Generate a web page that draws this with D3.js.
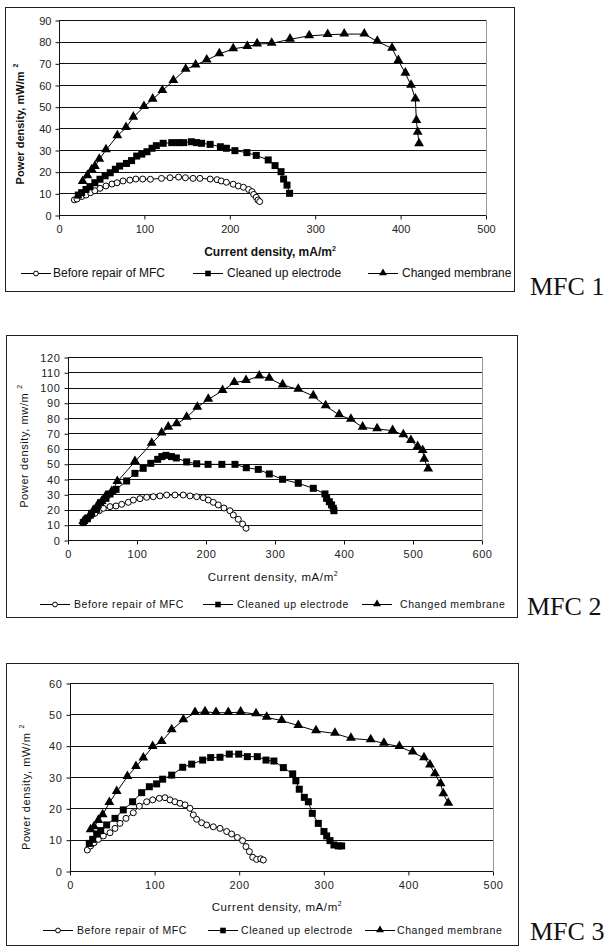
<!DOCTYPE html>
<html>
<head>
<meta charset="utf-8">
<script src="https://cdn.jsdelivr.net/npm/d3@7"></script>
<style>
  body { margin: 0; background: #fff; }
  svg { display: block; }
</style>
</head>
<body>
<script>
// series names and panel labels
var seriesNames = ["Before repair of MFC", "Cleaned up electrode", "Changed membrane"];
var panelLabels = ["MFC 1", "MFC 2", "MFC 3"];

// tick labels
var mfc1XTicks = [0, 100, 200, 300, 400, 500];
var mfc1YTicks = [0, 10, 20, 30, 40, 50, 60, 70, 80, 90];
var mfc2XTicks = [0, 100, 200, 300, 400, 500, 600];
var mfc2YTicks = [0, 10, 20, 30, 40, 50, 60, 70, 80, 90, 100, 110, 120];
var mfc3XTicks = [0, 100, 200, 300, 400, 500];
var mfc3YTicks = [0, 10, 20, 30, 40, 50, 60];

// MFC 1: [current density mA/m2, power density mW/m2]
var mfc1Before = [[18,7],[21,7.4],[26.5,8.5],[31.6,9.2],[37,10.3],[42,11.2],[48,12.3],[55,13.4],
  [62,14.3],[68,14.9],[75,15.7],[83,16.1],[90,16.6],[98,16.6],[107,16.5],[120,16.9],[130,17.2],
  [140,17.5],[148,17.2],[157,16.9],[165,16.9],[177,16.6],[185,16.3],[190,15.7],[196,15.1],
  [204,14.2],[210,13.4],[216,12.8],[222,11.8],[226,10.8],[228,9.5],[231,8.2],[233,6.9],[235,6.2]];
var mfc1Cleaned = [[22.6,9.2],[26.5,10.3],[31.6,11.8],[36.3,13.1],[42,14.9],[48,16.5],[54,18.1],
  [60,19.5],[66,21.1],[71,22.6],[79,23.8],[85,25.1],[91,27.2],[97,28.1],[103,29.2],[109,30.8],
  [114,32],[122,33.1],[132,33.4],[140,33.4],[146,33.4],[155,33.8],[161,33.4],[167,33.1],
  [177,32.6],[189,31.5],[196,30.8],[206,29.7],[220,28.8],[231,27.5],[245,25.4],[253,22.8],
  [260,20],[263,16.6],[267,13.8],[270,10]];
var mfc1Membrane = [[27.7,15.4],[33.2,18.1],[38.3,20.8],[42,22.3],[47.2,25.7],[55,30],[68.3,36.5],
  [78.5,40.3],[87,45.1],[99.5,50],[109.7,53.4],[121,57.4],[133.9,62],[148.3,67.2],[160,69.2],
  [173,71.5],[187.7,74.3],[204,76.7],[220.5,77.7],[232,78.9],[249,79.2],[270.5,81.1],[293,82.7],
  [314.6,83.2],[334,83.5],[357.5,83.5],[372.7,80.1],[390,76.9],[397.4,71.2],[405.6,65.4],
  [412.2,59.8],[417.3,53.5],[418.5,43.5],[420,38.1],[421.6,32.8]];

// MFC 2
var mfc2Before = [[22.2,11.4],[26,13.1],[29.5,14.6],[34.3,16.4],[39,17.5],[45.4,19.2],[51.2,20.8],
  [60.9,21.9],[69.6,22.3],[77.8,23.4],[87.4,24.7],[94.7,26.2],[104.3,27.1],[114,28],[123.6,28.4],
  [133.3,28.9],[143,29.5],[155,29.5],[167,29.5],[176.8,28.9],[186.5,28.4],[196,27.8],[203.3,26.2],
  [210.6,24.7],[217.8,23],[226,21],[234.7,19.2],[239.6,16.4],[246.8,13.6],[253,10.5],[258,7.7]];
var mfc2Cleaned = [[22.2,11.4],[28,14.2],[34.3,17.5],[41.5,20.1],[47.3,24.5],[55,27.3],[60.9,30.2],
  [69.6,33.2],[85,38.7],[97,43.7],[109,47],[120,50.3],[130,52.9],[136,54.7],[142,55.5],[150,54.7],
  [157,53.8],[172,51.2],[186.5,50],[203,49.6],[223,49.6],[242,49.6],[258.4,47.4],[275.8,46.3],
  [291.7,43.3],[311,39.8],[333.7,37.2],[355.5,33.9],[372.4,30.2],[374.8,27.3],[378.7,25.1],
  [382,23],[384.5,20.8],[385.4,19.2]];
var mfc2Membrane = [[22.2,12],[26,13.1],[30.9,15.7],[36.7,19.2],[42.5,22.3],[48.8,25.1],[55,28.9],
  [63.3,31.7],[71.5,38.3],[97,51.4],[121.3,63.4],[135.7,70],[145.3,73.9],[157.5,76.1],[172,80.4],
  [187.4,87],[203.3,92.2],[224,97.9],[241,103.2],[258,104.5],[277.2,107.5],[291.7,106],
  [311,101.6],[333.7,98.8],[355.5,94.4],[373.4,87.9],[393,82],[410,79.1],[427,73.9],[448,72.8],
  [470.5,71.7],[486,68.9],[497,65.1],[506.7,61.2],[514,58.6],[516.3,52.9],[522,46.5]];

// MFC 3
var mfc3Before = [[20.5,6.7],[24.4,8],[28.4,9],[33.5,10.1],[39.4,11.2],[47.3,12.2],[53.2,13.6],
  [59.1,15.2],[66.2,16.8],[74.8,18.6],[82,20.7],[90.6,22.1],[97.7,22.7],[105.6,23.2],[112.3,23.4],
  [118.2,22.7],[124,22.1],[130,21.6],[136,21.1],[141.8,20],[145.8,17.9],[149.7,16.5],[155.6,15.4],
  [161.5,14.7],[169.4,14.1],[177.3,13.6],[185.2,12.6],[191,11.8],[197.8,10.7],[204,9.7],[208,7.8],
  [212,6.2],[216,4.4],[220.6,3.7],[225.4,3.9],[228.5,3.5]];
var mfc3Cleaned = [[22.8,8.8],[26.8,10.1],[31.5,11.8],[36.3,12.9],[43.3,14.7],[53.2,16.8],[63,19.5],
  [74,22.1],[84.7,25],[93.8,26.9],[102.4,27.8],[109.5,29.3],[120.2,30.6],[133.2,33.1],[143.8,34.1],
  [156.8,35.4],[166.3,36.2],[177.3,36.3],[188.3,37.3],[199.4,37.3],[209.6,36.5],[221.4,36.5],
  [231.7,35.4],[241,35.1],[252.2,33],[263.2,31],[267,28.8],[271,26.1],[277,23.5],[281.7,22.1],
  [286.4,18.4],[293.5,15.2],[300.2,12.6],[303.4,11.2],[307.3,9.7],[312,8.3],[317.2,8],[321.1,8]];
var mfc3Membrane = [[24.4,13.1],[28.4,14.1],[33.5,16.1],[38.6,17.9],[46.5,21.8],[55.2,25.3],
  [67.8,30.1],[78,33.3],[86.7,36],[97.7,39.7],[108.4,41.3],[120.2,45],[134,48.2],[147.8,50.5],
  [159.6,50.8],[172.6,50.5],[187.1,50.5],[201.7,50.7],[219.9,50.1],[232.5,49],[250.2,48],
  [269.9,46.4],[290.8,44.7],[313.2,43.9],[332.1,42.3],[355.4,41.8],[371.1,40.7],[389.3,39.7],
  [405,37.9],[418.4,36.1],[425.5,33.8],[431.4,31],[438.1,27.8],[441.3,24.6],[447.2,21.6]];

var svg = d3.select("body").append("svg")
    .attr("width", 605)
    .attr("height", 946);

var sansFont = "Arial, 'Liberation Sans', sans-serif";

function drawMarker(g, kind, x, y, s){
    s = s || 1;
    if(kind == 0){
        g.append("circle")
            .attr("cx", x).attr("cy", y).attr("r", 3 * s)
            .attr("fill", "#fff").attr("stroke", "#000").attr("stroke-width", 1);
    } else if(kind == 1){
        g.append("rect")
            .attr("x", x - 3.5 * s).attr("y", y - 3.5 * s)
            .attr("width", 7 * s).attr("height", 7 * s)
            .attr("fill", "#000");
    } else {
        g.append("path")
            .attr("d", d3.symbol().type(d3.symbolTriangle).size(42 * s * s)())
            .attr("transform", "translate(" + x + "," + (y - 0.5) + ")")
            .attr("fill", "#000");
    }
}

function drawPanel(p){
    var g = svg.append("g");

    // outer frame
    g.append("rect")
        .attr("x", p.frame[0] + 0.5).attr("y", p.frame[1] + 0.5)
        .attr("width", p.frame[2]).attr("height", p.frame[3])
        .attr("fill", "#fff").attr("stroke", "#222").attr("stroke-width", 1);

    var x = d3.scaleLinear().domain(p.xDomain).range([p.plot.left, p.plot.right]);
    var y = d3.scaleLinear().domain(p.yDomain).range([p.plot.bottom, p.plot.top]);

    // plot area right edge
    g.append("line")
        .attr("x1", p.plot.right + 0.5).attr("x2", p.plot.right + 0.5)
        .attr("y1", p.plot.top).attr("y2", p.plot.bottom)
        .attr("stroke", "#999");

    // gridlines
    g.selectAll(".grid").data(p.yTicks.slice(1)).enter().append("line")
        .attr("x1", p.plot.left).attr("x2", p.plot.right)
        .attr("y1", function(d){ return Math.round(y(d)) + 0.5; })
        .attr("y2", function(d){ return Math.round(y(d)) + 0.5; })
        .attr("stroke", "#111").attr("stroke-width", 1);

    // axes
    var yAxis = d3.axisLeft(y).tickValues(p.yTicks).tickSize(4).tickPadding(4);
    var xAxis = d3.axisBottom(x).tickValues(p.xTicks).tickSize(4).tickPadding(6);

    var ya = g.append("g").attr("transform", "translate(" + (p.plot.left + 0.5) + ",0.5)").call(yAxis);
    var xa = g.append("g").attr("transform", "translate(0," + (p.plot.bottom + 0.5) + ")").call(xAxis);
    [ya, xa].forEach(function(a){
        a.selectAll("path, line").attr("stroke", "#111");
        a.selectAll("text")
            .attr("font-family", sansFont)
            .attr("font-size", 11)
            .attr("fill", "#222")
            .attr("letter-spacing", p.spacing);
        a.attr("font-family", null);
    });
    ya.select(".domain").attr("d", "M0," + p.plot.bottom + "V" + p.plot.top);
    xa.select(".domain").attr("d", "M" + p.plot.left + ",0H" + p.plot.right);

    // axis titles
    var xt = g.append("text")
        .attr("x", p.xTitle[0]).attr("y", p.xTitle[1])
        .attr("text-anchor", "middle")
        .attr("font-family", sansFont)
        .attr("font-size", p.bold ? 12 : 11.5)
        .attr("font-weight", p.bold ? "bold" : "normal")
        .attr("letter-spacing", p.spacing)
        .attr("fill", "#111");
    xt.append("tspan").text(p.xTitleText);
    xt.append("tspan").attr("font-size", 7).attr("dy", -5).text("2");

    var yt = g.append("text")
        .attr("transform", "translate(" + p.yTitle[0] + "," + p.yTitle[1] + ") rotate(-90)")
        .attr("text-anchor", "middle")
        .attr("font-family", sansFont)
        .attr("font-size", 11)
        .attr("font-weight", p.bold ? "bold" : "normal")
        .attr("letter-spacing", p.spacing)
        .attr("fill", "#111");
    yt.append("tspan").text(p.yTitleText);
    yt.append("tspan").attr("font-size", 7).attr("dx", 4).attr("dy", -6).text("2");

    // series lines and markers
    var line = d3.line()
        .x(function(d){ return x(d[0]); })
        .y(function(d){ return y(d[1]); });

    p.series.forEach(function(s){
        g.append("path")
            .attr("d", line(s))
            .attr("fill", "none")
            .attr("stroke", "#000")
            .attr("stroke-width", 1);
    });
    p.series.forEach(function(s, i){
        s.forEach(function(d){
            drawMarker(g, i, x(d[0]), y(d[1]));
        });
    });

    // legend
    seriesNames.forEach(function(name, i){
        var lx = p.legendX[i];
        g.append("line")
            .attr("x1", lx).attr("x2", lx + 30)
            .attr("y1", p.legendY - 3.5).attr("y2", p.legendY - 3.5)
            .attr("stroke", "#000");
        drawMarker(g, i, lx + 15, p.legendY - 3.5, 0.8);
        g.append("text")
            .attr("x", p.legendTextX[i]).attr("y", p.legendY)
            .attr("font-family", sansFont)
            .attr("font-size", p.legendSize)
            .attr("letter-spacing", p.spacing)
            .attr("fill", "#111")
            .text(name);
    });

    // panel label
    g.append("text")
        .attr("x", p.label[0]).attr("y", p.label[1])
        .attr("font-family", "'Times New Roman', 'Liberation Serif', serif")
        .attr("font-size", 26)
        .attr("fill", "#111")
        .text(p.labelText);
}

drawPanel({
    frame: [5, 7, 509, 284],
    plot: {left: 59, right: 486, top: 20, bottom: 215},
    xDomain: [0, 500], yDomain: [0, 90],
    xTicks: mfc1XTicks, yTicks: mfc1YTicks,
    series: [mfc1Before, mfc1Cleaned, mfc1Membrane],
    xTitle: [270, 256], xTitleText: "Current density, mA/m",
    yTitle: [24, 124], yTitleText: "Power density, mW/m",
    bold: true, spacing: 0,
    legendX: [21, 193, 368], legendTextX: [53, 227, 402], legendY: 277, legendSize: 12,
    label: [530, 295], labelText: panelLabels[0]
});

drawPanel({
    frame: [6, 335, 511, 282],
    plot: {left: 68, right: 482, top: 357, bottom: 540},
    xDomain: [0, 600], yDomain: [0, 120],
    xTicks: mfc2XTicks, yTicks: mfc2YTicks,
    series: [mfc2Before, mfc2Cleaned, mfc2Membrane],
    xTitle: [273, 581], xTitleText: "Current density, mA/m",
    yTitle: [28, 446], yTitleText: "Power density, mw/m",
    bold: false, spacing: 0.6,
    legendX: [40, 203, 362], legendTextX: [74, 237, 400], legendY: 608, legendSize: 10.5,
    label: [527, 615], labelText: panelLabels[1]
});

drawPanel({
    frame: [6, 663, 512, 282],
    plot: {left: 70, right: 493, top: 683, bottom: 871},
    xDomain: [0, 500], yDomain: [0, 60],
    xTicks: mfc3XTicks, yTicks: mfc3YTicks,
    series: [mfc3Before, mfc3Cleaned, mfc3Membrane],
    xTitle: [277, 911], xTitleText: "Current density, mA/m",
    yTitle: [30, 787], yTitleText: "Power density, mW/m",
    bold: false, spacing: 0.6,
    legendX: [43, 208, 365], legendTextX: [77, 241, 397], legendY: 934, legendSize: 10.5,
    label: [530, 940], labelText: panelLabels[2]
});
</script>
</body>
</html>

■ Goal of the exercise: Take the material above from its first line through the line holding "var mfc3YTicks = [0, 10, 20, 30, 40, 50, 60];" and set it down exactly, without the pictures.

■ Task output:
Generate a web page that draws this with D3.js.
<!DOCTYPE html>
<html>
<head>
<meta charset="utf-8">
<script src="https://cdn.jsdelivr.net/npm/d3@7"></script>
<style>
  body { margin: 0; background: #fff; }
  svg { display: block; }
</style>
</head>
<body>
<script>
// series names and panel labels
var seriesNames = ["Before repair of MFC", "Cleaned up electrode", "Changed membrane"];
var panelLabels = ["MFC 1", "MFC 2", "MFC 3"];

// tick labels
var mfc1XTicks = [0, 100, 200, 300, 400, 500];
var mfc1YTicks = [0, 10, 20, 30, 40, 50, 60, 70, 80, 90];
var mfc2XTicks = [0, 100, 200, 300, 400, 500, 600];
var mfc2YTicks = [0, 10, 20, 30, 40, 50, 60, 70, 80, 90, 100, 110, 120];
var mfc3XTicks = [0, 100, 200, 300, 400, 500];
var mfc3YTicks = [0, 10, 20, 30, 40, 50, 60];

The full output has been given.